В этом контексте философия представляет собой разновидность экспериментального знания, однако, разумеется, «эксперимент» здесь совсем иного типа, чем в науке. Если в науке предмет эксперимента конституирован как совокупность объектов (даже интроспективный метод в психологии делает меня «объектом» собственного эксперимента), то в философии, наоборот, предметом экспериментирования становятся именно те измерения моего собственного бытия и бытия Универсума, которые принципиально не могут быть объективируемыми, но составляют базовые смысловые предпосылки понимания, а иногда и самого восприятия любых объектов. Результат такого эксперимента определяется тем, расширяет ли та или иная философская концепция сферу моего универсального миро и самопонимания, и саму «смыслосферу» моего самоопределения, или же, наоборот, суживает ее. Философская концепция, целостное учение или целая традиция всегда становятся предметом своеобразного экзистенциального эксперимента, в котором задействована глубочайшая сущностная основа человеческого бытия и мышления, а не только отдельные перцептивные и когнитивные способности, как это имеет место в «частных» науках. Поэтому же «философа занимает мысль в ее жизнеспособности‚ в ее изначальной (первородной) основательности‚ самостоятельности‚ самобытности‚ самообоснованности‚ можно сказать даже – саморожденности»[5].

Перечислим ряд базовых компонентов, наличие которых в текстах любых жанров означает и наличие в них философского содержания. При этом мы воспользуемся формулировками ряда авторов, исследовавших эту проблему, чтобы выделение этих компонентов не показалось произвольным.

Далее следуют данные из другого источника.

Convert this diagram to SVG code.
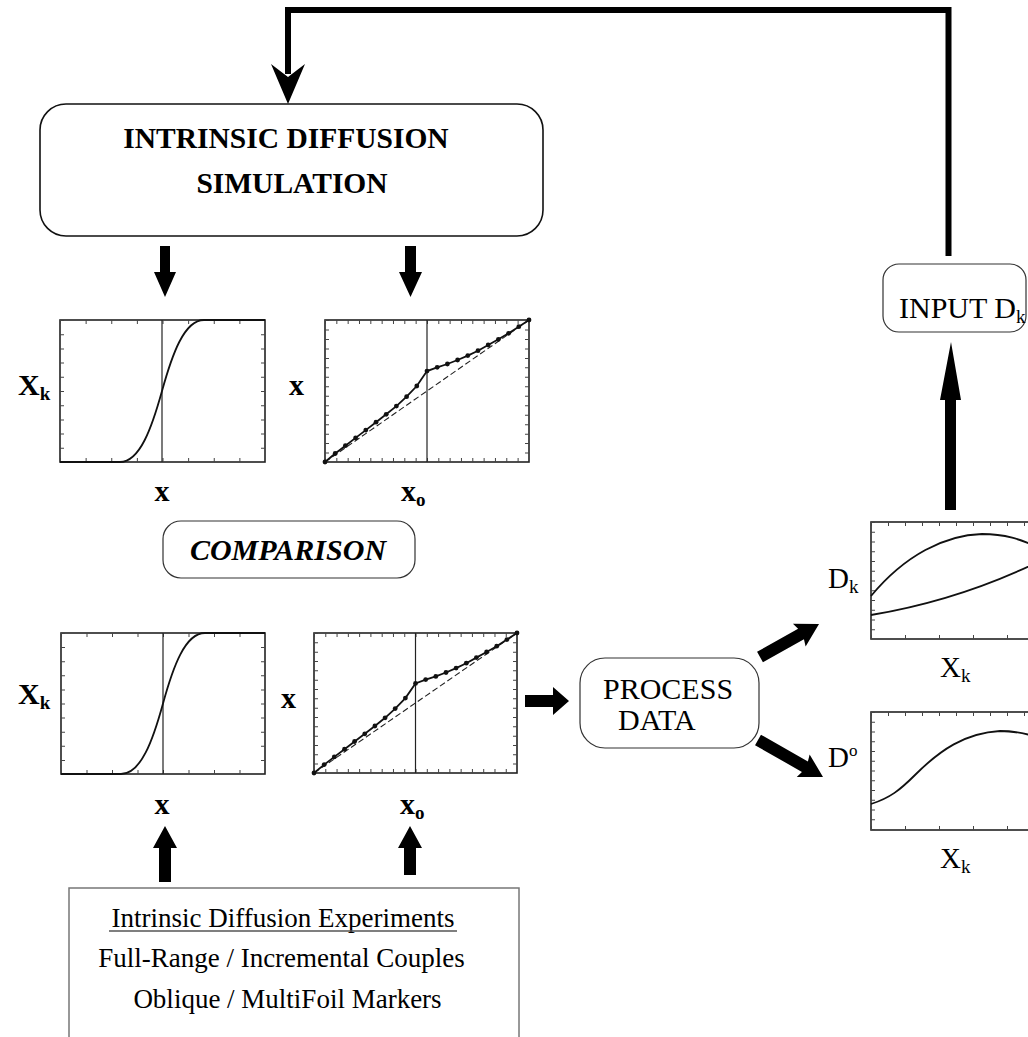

Львовский автор В. Л. Петрушенко пишет: «Что поражает в философии и что навсегда вписано в ее устойчивое самоосуществление? – Это то, что философия состоялась однажды как дерзкое воление говорить все то, что может открыть или проявить бытие как таковое. Вернее, философия говорит голосом бытия, а бытие обретает голос в философском логосе. Ибо философия начинается с того, чтобы о чем бы то ни было говорить как о единственно возможном событии целостного мира и сам мир понимать как единое событие (правда, разделяя данную миссию с поэзией…). Это – предельное говорение, в котором все дано на пределе, у предела и как предел. В принципе философия возникает тогда, когда человек вдруг ощущает себя исторгнутым из плотности бытийственного: когда распадается родовое сознание»[6]. Итак, философия как «предельное говорение» является эквивалентом самоутверждения человека в бытии как неповторимого и самоценного, т. е. неродового существа. Это ставит вопрос о его смысле.

Известный историк философии Н. В. Мотрошилова отмечает: «Вопросы о жизни и смерти, о возникновении и гибели – первое, что волнует человека, когда он, как бы отрываясь от повседневных дел, начинает размышлять о мире… осмысливая тот тревожный факт, что и ты когда-то умрешь, люди поставили вопросы, которые, с одной стороны, касаются их непосредственно, внутренне, но с другой – не могут не звучать как проблемы поистине космического, всеобщего масштаба и характера. Это вопросы, относящиеся и к отдельному человеку и отнесенные к миру в целом»[7]. Итак, смысл рождается посредством сопроблематизации мира и человека, и только так затем может произойти «событие целостного мира» (В. Л. Петрушенко).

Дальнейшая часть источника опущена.